Entries with chart source code
★ ★ ★ ★ ★ ★ ★
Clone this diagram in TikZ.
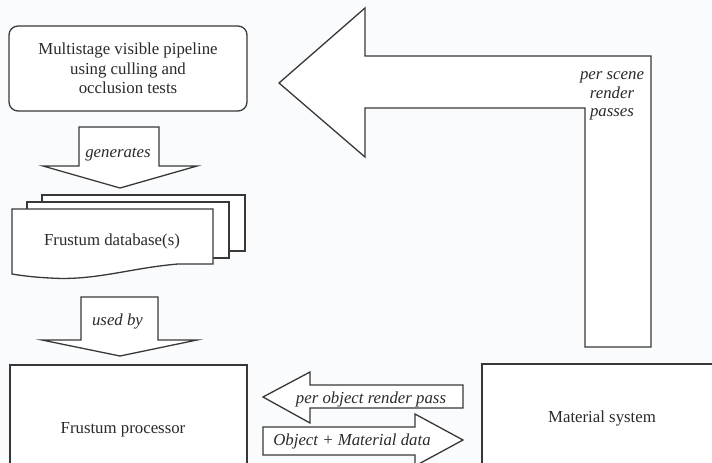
\documentclass[tikz,border=0pt]{standalone}
\usepackage{fontspec}
\setmainfont{Liberation Serif}
\definecolor{linecol}{HTML}{383838}
\definecolor{textcol}{HTML}{2A2A2A}
\definecolor{bgcol}{HTML}{FAFBFC}
\begin{document}
\begin{tikzpicture}[x=1pt, y=-1pt,
  outline/.style={draw=linecol, line width=1.3pt, line join=miter, fill=white},
  lbl/.style={text=textcol, inner sep=0pt, align=center,
              font=\fontsize{16.8}{19.5}\selectfont},
  tag/.style={text=textcol, inner sep=0pt, align=center,
              font=\fontsize{16.8}{18.5}\selectfont\itshape}
]
\useasboundingbox (0,0) rectangle (712,463);
\fill[bgcol] (0,0) rectangle (712,463);
\clip (0,0) rectangle (712,463);

% visibility pipeline (rounded box)
\node[outline, lbl, rounded corners=9pt, minimum width=238pt, minimum height=85pt]
  (pipeline) at (128,68.5)
  {Multistage visible pipeline\\using culling and\\occlusion tests};

% "generates" block arrow
\draw[outline] (79,127) -- (159,127) -- (159,166) -- (197,166) -- (120,188)
  -- (43,166) -- (79,166) -- cycle;
\node[tag, anchor=base] (generates) at (118,157) {generates};

% stacked frustum database pages
\draw[outline] (42,195) rectangle (245,251);
\draw[outline] (27,202) rectangle (229,258);
\draw[outline] (12,209) -- (213,209) -- (213,264) -- (178,264)
  .. controls (130,268) and (95,281) .. (50,278)
  .. controls (30,277) and (18,275) .. (12,274) -- cycle;
\node[lbl, anchor=base] (database) at (112,245) {Frustum database(s)};

% "used by" block arrow
\draw[outline] (81,297) -- (158,297) -- (158,340) -- (197,340) -- (120,356)
  -- (42,340) -- (81,340) -- cycle;
\node[tag, anchor=base] (usedby) at (117.5,325) {used by};

% frustum processor
\draw[outline] (10,365) rectangle (247,490);
\node[lbl, anchor=base] (processor) at (123,433) {Frustum processor};

% material system
\draw[outline] (482,364) rectangle (730,490);
\node[lbl, anchor=base] (material) at (602,422) {Material system};

% per scene render passes (L-shaped block arrow)
\draw[outline] (279,83) -- (365,8) -- (365,56) -- (651,56) -- (651,347)
  -- (585,347) -- (585,108) -- (365,108) -- (365,157) -- cycle;
\node[tag] (scene) at (612,96) {per scene\\render\\passes};

% per object render pass (left block arrow)
\draw[outline] (263,397) -- (310,372) -- (310,385) -- (463,385) -- (463,408)
  -- (310,408) -- (310,423) -- cycle;
\node[tag, anchor=base] (objpass) at (371,403) {per object render pass};

% object + material data (right block arrow)
\draw[outline] (263,427) -- (415,427) -- (415,414) -- (463,440) -- (415,466)
  -- (415,455) -- (263,455) -- cycle;
\node[tag, anchor=base] (objdata) at (352,445) {Object + Material data};
\end{tikzpicture}
\end{document}
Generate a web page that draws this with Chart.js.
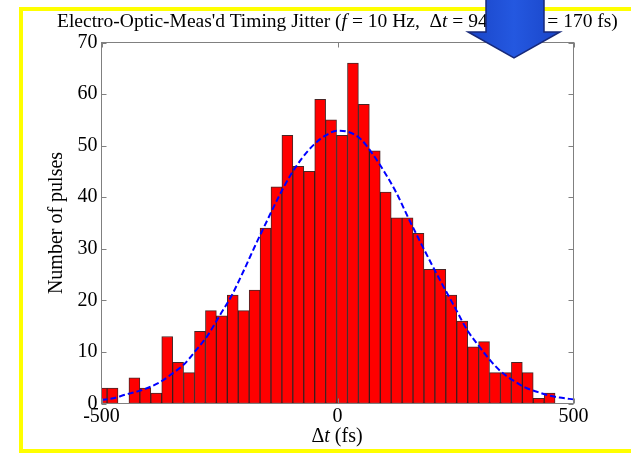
<!DOCTYPE html>
<html>
<head>
<meta charset="utf-8">
<script src="https://cdn.jsdelivr.net/npm/chart.js@4.4.1/dist/chart.umd.min.js"></script>
<style>
html,body{margin:0;padding:0;background:#fff;width:631px;height:458px;overflow:hidden;}
#frame{position:absolute;left:19px;top:7px;width:700px;height:446px;box-sizing:border-box;border:4px solid #ffff00;background:#fff;z-index:0}
#c{position:absolute;left:0;top:0;z-index:1}
.txt{position:absolute;font-family:"Liberation Serif","Times New Roman",serif;color:#000;white-space:nowrap;z-index:2}
#title{left:57px;top:10px;width:570px;height:30px;font-size:19.5px;line-height:22px}
#title .b{position:absolute;left:471px;top:0}
#title sub{font-size:14px;vertical-align:-7px;line-height:0}
#xlab{left:287px;width:100px;text-align:center;top:424px;font-size:20px;line-height:22px}
#arrow{position:absolute;left:0;top:0;z-index:3;pointer-events:none}
</style>
</head>
<body>
<div id="frame"></div>
<canvas id="c" width="631" height="458"></canvas>
<div id="title" class="txt"><span class="a">Electro-Optic-Meas'd Timing Jitter (<i>f</i> = 10 Hz,&nbsp; Δ<i>t</i> = 94 fs,</span> <span class="b">σ<sub><i>t</i></sub> = 170 fs)</span></div>
<div id="xlab" class="txt">Δ<i>t</i> (fs)</div>
<svg id="arrow" width="631" height="458">
  <defs>
    <linearGradient id="g" x1="0" x2="1" y1="0" y2="0">
      <stop offset="0" stop-color="#1a45c8"/>
      <stop offset="0.5" stop-color="#2458e0"/>
      <stop offset="1" stop-color="#1a45c8"/>
    </linearGradient>
  </defs>
  <polygon points="486,-3 544,-3 544,32 560,32 514,58 468,32 486,32" fill="url(#g)" stroke="#17297a" stroke-width="1.5"/>
</svg>
<script>
// Histogram bin centres (fs) and counts
const binCenters = [-499.7,-476.6,-453.4,-430.3,-407.1,-384.0,-360.8,-337.7,-314.5,-291.4,
  -268.2,-245.1,-221.9,-198.8,-175.6,-152.5,-129.3,-106.2,-83.0,-59.9,
  -36.7,-13.6,9.6,32.7,55.9,79.0,102.2,125.3,148.5,171.6,
  194.8,217.9,241.1,264.2,287.4,310.5,333.7,356.8,380.0,403.1,426.3,449.4];
const counts = [3,3,0,5,3,2,13,8,6,14,
  18,17,21,18,22,34,42,52,46,45,
  59,55,52,66,58,49,41,36,36,33,
  26,26,21,16,11,12,6,6,8,6,1,2];
// Dashed fit curve
const fitX = [-500,-475,-450,-425,-400,-375,-350,-325,-300,-275,-250,-225,-200,-175,-150,-125,-100,-75,-50,-25,
  0,25,50,75,100,125,150,175,200,225,250,275,300,325,350,375,400,425,450,475,500];
const fitY = [0.7,1.0,1.7,2.3,3.1,4.2,5.8,7.6,10.3,13.2,17.0,20.8,25.5,30.5,35.3,40.0,44.2,47.6,50.2,52.0,
  52.9,52.6,51.2,48.3,44.8,40.8,36.0,31.4,26.9,22.6,18.4,14.2,11.1,8.2,5.9,4.3,3.0,2.2,1.5,1.1,0.8];
const xTicks = [-500,0,500];
const yTicks = [0,10,20,30,40,50,60,70];

const FONT = '"Liberation Serif","Times New Roman",serif';

const boxPlugin = {
  id: 'box',
  afterDatasetsDraw(chart) {
    const {ctx, chartArea: a, scales: {x, y}} = chart;
    ctx.save();
    ctx.strokeStyle = '#808080';
    ctx.lineWidth = 1;
    ctx.strokeRect(a.left, a.top, a.right - a.left, a.bottom - a.top);
    ctx.beginPath();
    y.ticks.forEach(t => {
      const py = Math.round(y.getPixelForValue(t.value)) + 0.5;
      ctx.moveTo(a.left, py); ctx.lineTo(a.left + 5, py);
      ctx.moveTo(a.right, py); ctx.lineTo(a.right - 5, py);
    });
    x.ticks.forEach(t => {
      const px = Math.round(x.getPixelForValue(t.value)) + 0.5;
      ctx.moveTo(px, a.bottom); ctx.lineTo(px, a.bottom - 5);
      ctx.moveTo(px, a.top); ctx.lineTo(px, a.top + 5);
    });
    ctx.stroke();
    ctx.restore();
  }
};

new Chart(document.getElementById('c'), {
  data: {
    datasets: [
      {
        type: 'line',
        order: 0,
        data: fitX.map((v, i) => ({x: v, y: fitY[i]})),
        borderColor: '#0000ff',
        borderWidth: 2,
        borderDash: [6, 3],
        pointRadius: 0,
        fill: false,
        cubicInterpolationMode: 'monotone',
        clip: 2
      },
      {
        type: 'bar',
        order: 1,
        data: binCenters.map((v, i) => ({x: v, y: counts[i]})),
        backgroundColor: '#ff0000',
        borderColor: 'rgba(40,0,0,0.85)',
        borderWidth: 1,
        borderSkipped: false,
        barPercentage: 1,
        categoryPercentage: 1,
        clip: 0
      }
    ]
  },
  options: {
    responsive: false,
    animation: false,
    devicePixelRatio: 1,
    layout: {padding: {left: 0, top: 42.5, right: 57.5, bottom: 0}},
    plugins: {legend: {display: false}, tooltip: {enabled: false}, title: {display: false}},
    scales: {
      x: {
        type: 'linear',
        min: -500, max: 500,
        offset: false,
        grid: {display: false, drawTicks: false},
        border: {display: false},
        afterBuildTicks: s => { s.ticks = xTicks.map(v => ({value: v})); },
        afterFit: s => { s.height = 54.5; },
        ticks: {font: {family: FONT, size: 20}, color: '#000', padding: 1, maxRotation: 0,
          callback: v => String(v)}
      },
      y: {
        type: 'linear',
        min: 0, max: 70,
        grid: {display: false, drawTicks: false},
        border: {display: false},
        afterBuildTicks: s => { s.ticks = yTicks.map(v => ({value: v})); },
        afterFit: s => { s.width = 101.5; },
        ticks: {font: {family: FONT, size: 20}, color: '#000', padding: 4,
          callback: v => String(v)},
        title: {display: true, text: 'Number of pulses', color: '#000',
          font: {family: FONT, size: 20}, padding: {top: 45, bottom: 0}}
      }
    }
  },
  plugins: [boxPlugin]
});
</script>
</body>
</html>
★ ★ ★ ★ ★ ★ ★
◆ **Task instructions**:
Repeat, exactly and in full, each line from the start of the data to the line that contains "visible pipeline\\using culling". Pictures do not go in.

◆ **Exercise solution**:
Clone this diagram in TikZ.
\documentclass[tikz,border=0pt]{standalone}
\usepackage{fontspec}
\setmainfont{Liberation Serif}
\definecolor{linecol}{HTML}{383838}
\definecolor{textcol}{HTML}{2A2A2A}
\definecolor{bgcol}{HTML}{FAFBFC}
\begin{document}
\begin{tikzpicture}[x=1pt, y=-1pt,
  outline/.style={draw=linecol, line width=1.3pt, line join=miter, fill=white},
  lbl/.style={text=textcol, inner sep=0pt, align=center,
              font=\fontsize{16.8}{19.5}\selectfont},
  tag/.style={text=textcol, inner sep=0pt, align=center,
              font=\fontsize{16.8}{18.5}\selectfont\itshape}
]
\useasboundingbox (0,0) rectangle (712,463);
\fill[bgcol] (0,0) rectangle (712,463);
\clip (0,0) rectangle (712,463);

% visibility pipeline (rounded box)
\node[outline, lbl, rounded corners=9pt, minimum width=238pt, minimum height=85pt]
  (pipeline) at (128,68.5)
  {Multistage visible pipeline\\using culling and\\occlusion tests};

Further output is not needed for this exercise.